Aug 131944
 

Sunday
Normandy
Dearest,
With no letters from you to answer, and so little of interest happening here, it’s not very easy to write a daily letter. After asking you to send that fishing tackle, I found a bazaar in the town where I could buy tackle quite cheaply. For 15 frs (1/6) I got stuff which would cost about 7/6 at home. The great snag is a rod, for I had to cut a branch from a tree, which is not an ideal solution. All this, of course, is just building up an alibi to tell you that I didn’t catch a single thing last night! I was only there an hour or so and saw very little sign of life in that time, perhaps because the river was so low. Anyway, it was pleasant to see a line in the water again. Perhaps you had better not tell Michael or my stock as an angler may go down! I’ll certainly see Bert about getting my rods back when I get home, for I think the sections are small enough to go into my kit bag, and I could have made good use of them in the last two-and-a-half years.
One of the lads came out with a good crack today in a very ingenuous way. Apparently he went for a swim and in his eagerness to get in took a running dive off the springboard, but unfortunately drove a nail quite deeply into his foot. “When I got back,” he said, “I went to sick bay – and they syringed my ears!” Written down it doesn’t look as funny as it sounded at the time.
Two writers came over here with us and were sharing our tent for the first few days. They were both very decent fellows, though one of them was straight from the cradle! His home is at Southport, by the way. Yesterday it was decided that they never should have been here at all and they have gone a few miles up the coast. If we can hitch there I think I shall go to see them one day when I’m off in the afternoon. In their place we have had a couple of army corporals as temporary lodgers and it’s surprising what a difference there is in the mentality of the army and the navy. As they are only here for a very short time – almost a matter of hours – they were given half a week’s NAAFI rations for the whole crowd. This included ten bottles of beer, which the corporals saw off themselves and left the rest of the lads swinging! I doubt if a killick would have tried it on, even, and if he did he most certainly would never have got away with it.
Today we have done a little work – but not a tremendous amount, though it looks as if things are really beginning to move at last. We are wondering if there is any chance of some of our Wrens being among those who come over with the first lot here. Incidentally, now that Wrens are on the way, lino is being laid, nice doors are being fitted and the place redecorated. As an advocate of sex equality, what do you think of this as one more example of sex privilege? For me, it makes me retch! Bah!
The chief pastime for the lads here, apart from swimming and sunbathing, is football. They play morning, noon and night and thrive on it. I had a game for about an hour last night and thoroughly enjoyed myself, though I managed to knock my thumb up a bit on an awkwardly bouncing ball. It’s OK again now. The weather is still blistering hot and I’m getting quite brown, though I haven’t the energy to go down as far as the beach for a swim. In any case it’s a beach like Southport so that you have to walk half a mile to get any depth for swimming.

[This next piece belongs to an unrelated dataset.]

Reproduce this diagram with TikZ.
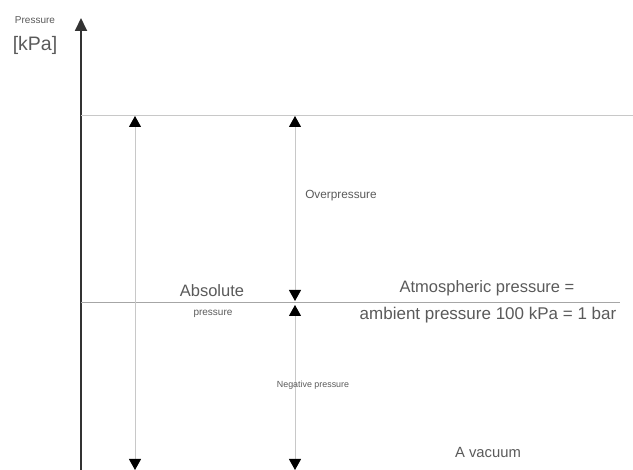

So I content myself with a dip in the river, despite the attacks of the flies which bite down until they fracture their jaws on my bones!
I’m listening to the BBC broadcast and in it there was reference to our heavy bombing programme today. We’ve been watching hundreds of planes sailing serenely overhead without any opposition.
The doodlebugs are still active, apparently, and we hear that evacuation is still going on. Has your evacuee arrived yet? I’ll be glad to start getting your mail again for I feel more cut off than ever lately. It’s a long time since I was so long without news of home, isn’t it?
There are indications that the privilege envelopes will soon be allowed here and then I’ll be able to write you more normal letters. Meantime, I hope you are keeping fit and taking proper care of yourself. Have you been to see about your teeth yet? Don’t let it drag on until the winter, will you? One thing you had better do in your next letter to me is let me have your holiday address in North Wales. Don’t forget, because if you leave it any longer you will be without letters from me there. And there is, of course, always the chance that we may get some leave from here and if by any miracle it fell in that period I wouldn’t know where to find you! Horrible thought! How are the children? Hope neither of them develop anything between now and then. Well, sweetheart, that’s all the news for today. I’m expecting long newsy letters from you any day now. No alibis accepted! All my love, dearest.